--- begin PROVIDED MATERIAL ---

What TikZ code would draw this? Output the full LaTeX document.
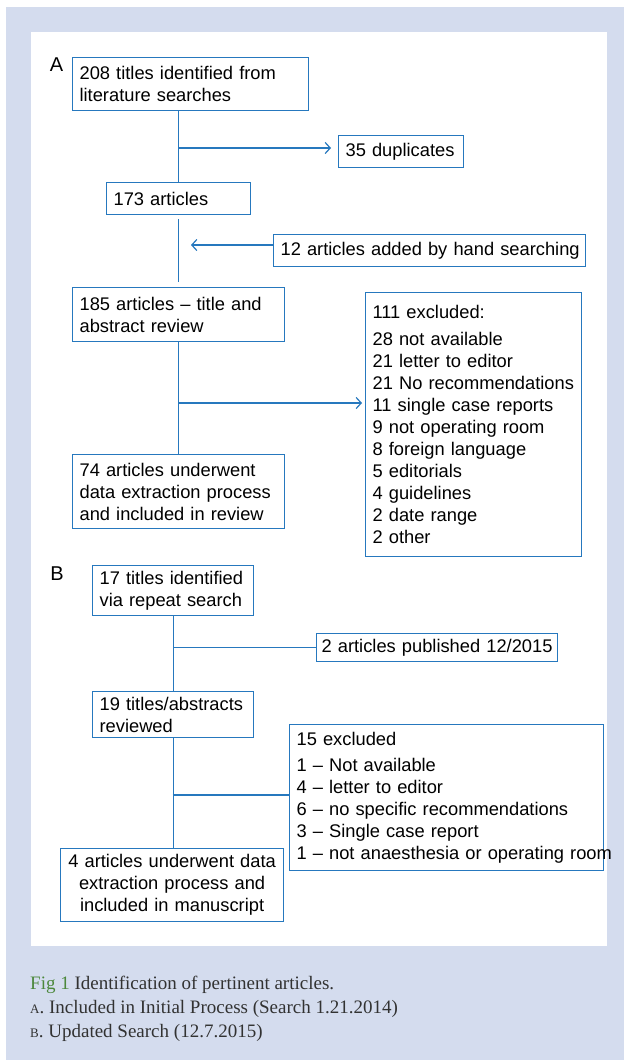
\documentclass[tikz,border=0pt]{standalone}
\usepackage{fontspec}
\setmainfont{Liberation Sans}
\newfontfamily\captionserif{Liberation Serif}
\usetikzlibrary{arrows.meta}
\definecolor{panelblue}{RGB}{212,220,238}
\definecolor{boxblue}{RGB}{38,120,190}
\definecolor{figgreen}{RGB}{76,136,60}
\definecolor{captext}{RGB}{50,50,50}
\tikzset{
  flowbox/.style={draw=boxblue, line width=1.2pt, anchor=north west, inner xsep=7pt,
    inner ysep=0pt, align=left, font=\fontsize{18.3}{22}\selectfont},
  flowline/.style={draw=boxblue, line width=1.2pt},
  flowarrow/.style={flowline, -{Straight Barb[length=5pt,width=11pt]}},
  panellabel/.style={anchor=base, inner sep=0pt, font=\fontsize{20}{20}\selectfont},
  caption/.style={anchor=base west, inner sep=0pt, text=captext,
    font=\captionserif\fontsize{19}{24}\selectfont},
}
\begin{document}
\begin{tikzpicture}[x=1pt, y=-1pt]
  \useasboundingbox (0,0) rectangle (624,1060);
  \fill[panelblue] (6,7) rectangle (624,1060);
  \fill[white] (31,32) rectangle (607,946);

  % A: initial process
  \node[panellabel] (labA) at (56.5,71) {A};
  \node[flowbox, text width=222pt, minimum height=53pt] (b208) at (72,57)
    {208 titles identified from\\literature searches};
  \node[flowbox, text width=111pt, minimum height=32pt] (dup) at (338,135) {35 duplicates};
  \node[flowbox, text width=130pt, minimum height=32pt] (a173) at (106,182) {173 articles};
  \node[flowbox, text width=298pt, minimum height=32pt] (hand) at (273,234)
    {\mbox{12 articles added by hand searching}};
  \node[flowbox, text width=198pt, minimum height=54pt] (a185) at (72,287)
    {185 articles – title and\\abstract review};
  \node[flowbox, text width=202pt, minimum height=264pt] (excl) at (365,292)
    {111 excluded:\\[5pt]28 not available\\21 letter to editor\\\mbox{21 No recommendations}\\
     11 single case reports\\9 not operating room\\8 foreign language\\5 editorials\\
     4 guidelines\\2 date range\\2 other};
  \node[flowbox, text width=198pt, minimum height=74pt] (a74) at (72,454)
    {74 articles underwent\\data extraction process\\and included in review};

  \draw[flowline] (b208.south -| a173.north) -- (a173.north);
  \coordinate (j1) at (179,148);
  \draw[flowarrow, shorten >=7pt] (j1) -- (j1 -| dup.west);
  \draw[flowline, shorten <=4pt, shorten >=5pt] (a173.south) -- (a173.south |- a185.north);
  \coordinate (j2) at (191,245);
  \draw[flowarrow] (j2 -| hand.west) -- (j2);
  \draw[flowline] (a185.south) -- (a74.north);
  \coordinate (j3) at (178,403);
  \draw[flowarrow, shorten >=3pt] (j3) -- (j3 -| excl.west);

  % B: updated search
  \node[panellabel] (labB) at (57,580) {B};
  \node[flowbox, text width=147pt, minimum height=50pt] (b17) at (92,565)
    {17 titles identified\\via repeat search};
  \node[flowbox, inner xsep=5pt, text width=231pt, minimum height=28pt] (pub) at (316,633)
    {\mbox{2 articles published 12/2015}};
  \node[flowbox, text width=147pt, minimum height=46pt] (b19) at (92,691)
    {19 titles/abstracts\\reviewed};
  \node[flowbox, text width=300pt, minimum height=146pt] (excl15) at (289,724)
    {15 excluded\\[4.5pt]1 – Not available\\4 – letter to editor\\6 – no specific recommendations\\
     3 – Single case report\\\mbox{1 – not anaesthesia or operating room}};
  \node[flowbox, align=center, text width=209pt, minimum height=73pt] (a4) at (60,848)
    {4 articles underwent data\\extraction process and\\included in manuscript};

  \draw[flowline] (b17.south) -- (b19.north);
  \coordinate (j4) at (b17.south |- pub.west);
  \draw[flowline] (j4) -- (pub.west);
  \draw[flowline] (b19.south) -- (b19.south |- a4.north);
  \coordinate (j5) at (172.5,795);
  \draw[flowline] (j5) -- (j5 -| excl15.west);

  % caption
  \node[caption] (cap1) at (30,989) {\textcolor{figgreen}{Fig 1} Identification of pertinent articles.};
  \node[caption] (cap2) at (30,1013) {{\fontsize{13}{13}\selectfont A}. Included in Initial Process (Search 1.21.2014)};
  \node[caption] (cap3) at (30,1037) {{\fontsize{13}{13}\selectfont B}. Updated Search (12.7.2015)};
\end{tikzpicture}
\end{document}
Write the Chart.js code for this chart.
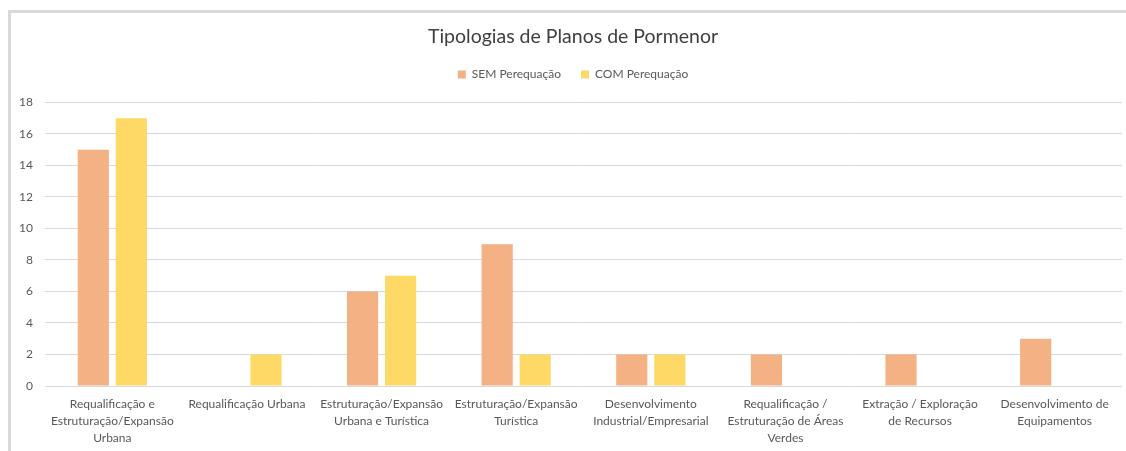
<!DOCTYPE html>
<html>
<head>
<meta charset="utf-8">
<script src="https://cdn.jsdelivr.net/npm/chart.js@4/dist/chart.umd.min.js"></script>
<style>
  html, body { margin: 0; background: #fff; overflow: hidden; width: 1126px; height: 451px; }
  #frame {
    position: absolute; left: 8px; top: 10px; width: 1200px; height: 500px;
    border-top: 3px solid #d9d9d9; border-left: 3px solid #d9d9d9;
  }
  #chart { position: absolute; left: 0; top: 0; }
</style>
</head>
<body>
<div id="frame"></div>
<canvas id="chart" width="1126" height="451"></canvas>
<script>
// ==================== DADOS ====================

const categories = [
  ['Requalificação e', 'Estruturação/Expansão', 'Urbana'],
  ['Requalificação Urbana'],
  ['Estruturação/Expansão', 'Urbana e Turística'],
  ['Estruturação/Expansão', 'Turística'],
  ['Desenvolvimento', 'Industrial/Empresarial'],
  ['Requalificação /', 'Estruturação de Áreas', 'Verdes'],
  ['Extração / Exploração', 'de Recursos'],
  ['Desenvolvimento de', 'Equipamentos']
];

const semPerequacao = [15, 0, 6, 9, 2, 2, 2, 3];
const comPerequacao = [17, 2, 7, 2, 2, 0, 0, 0];

const yTicks = [0, 2, 4, 6, 8, 10, 12, 14, 16, 18];

// ==================== GRÁFICO ====================

const textColor = '#595959';
const gridColor = '#d9d9d9';
const fontFamily = 'Lato, "Open Sans", sans-serif';

// espaço extra abaixo da legenda e título/legenda um pouco para a direita
const legendSpacing = {
  id: 'legendSpacing',
  beforeInit(chart) {
    const fit = chart.legend.fit;
    chart.legend.fit = function() {
      fit.bind(chart.legend)();
      this.height += 12;
    };
  },
  afterLayout(chart) {
    [chart.titleBlock, chart.legend].forEach(b => {
      b.left += 12;
      b.right += 12;
    });
  }
};

const ctx = document.getElementById('chart').getContext('2d');

new Chart(ctx, {
  type: 'bar',
  data: {
    labels: categories,
    datasets: [
      {
        label: 'SEM Perequação',
        data: semPerequacao,
        backgroundColor: '#f4b183',
        borderWidth: 0
      },
      {
        label: 'COM Perequação',
        data: comPerequacao,
        backgroundColor: '#ffd966',
        borderWidth: 0
      }
    ]
  },
  options: {
    responsive: false,
    animation: false,
    categoryPercentage: 0.565,
    barPercentage: 0.82,
    layout: {
      padding: { left: 0, right: 4, top: 0, bottom: 0 }
    },
    plugins: {
      title: {
        display: true,
        text: 'Tipologias de Planos de Pormenor',
        color: '#404040',
        font: { family: fontFamily, size: 19.5, weight: 'normal' },
        padding: { top: 25, bottom: 0 }
      },
      legend: {
        position: 'top',
        labels: {
          color: textColor,
          font: { family: fontFamily, size: 12 },
          boxWidth: 8,
          boxHeight: 8,
          padding: 20
        }
      },
      tooltip: { enabled: false }
    },
    scales: {
      x: {
        afterFit(scale) { scale.height = 65; },
        grid: { display: false, drawTicks: false },
        border: { display: false },
        ticks: {
          color: textColor,
          font: { family: fontFamily, size: 12, lineHeight: 1.45 },
          padding: 9,
          maxRotation: 0,
          autoSkip: false
        }
      },
      y: {
        min: 0,
        max: 18,
        afterFit(scale) { scale.width = 45; },
        afterBuildTicks(scale) { scale.ticks = yTicks.map(v => ({ value: v })); },
        grid: { color: gridColor, drawTicks: false },
        border: { display: false },
        ticks: {
          color: textColor,
          font: { family: fontFamily, size: 12 },
          padding: 12
        }
      }
    }
  },
  plugins: [legendSpacing]
});
</script>
</body>
</html>
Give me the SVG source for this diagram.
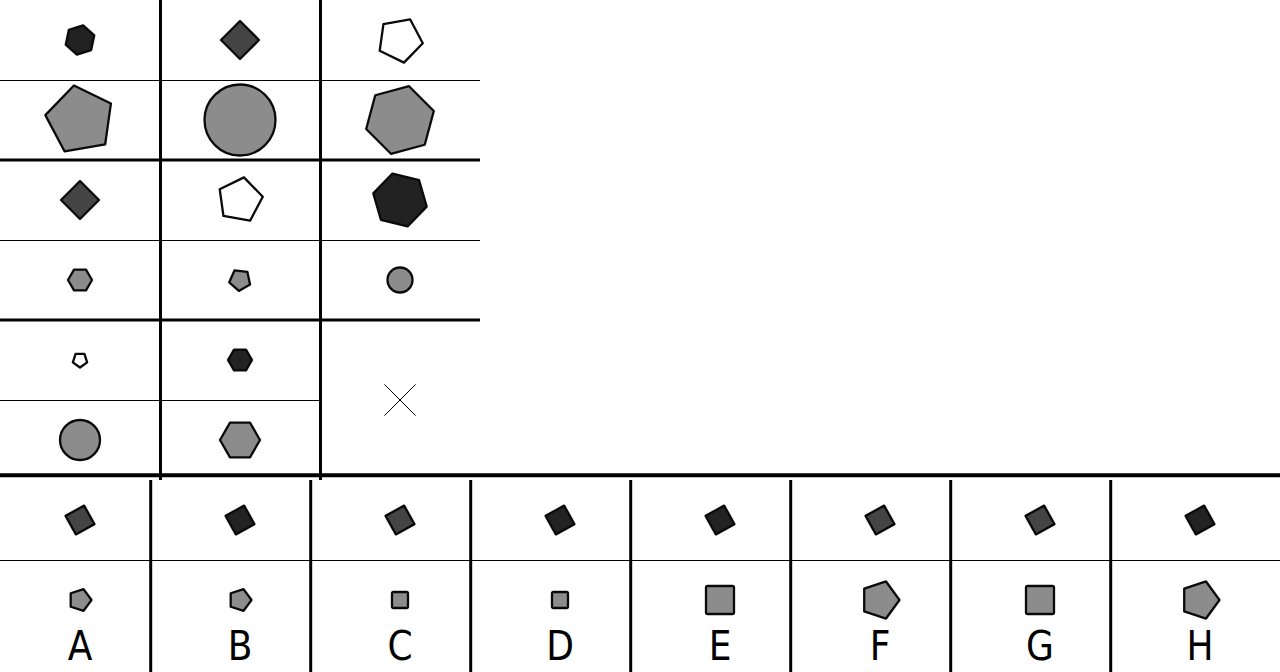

--- end PROVIDED MATERIAL ---

■ AIM:
Go through the preceding material and copy each line that has the word "code".

■ FINISHED ANSWER:
What TikZ code would draw this? Output the full LaTeX document.
Write the Chart.js code for this chart.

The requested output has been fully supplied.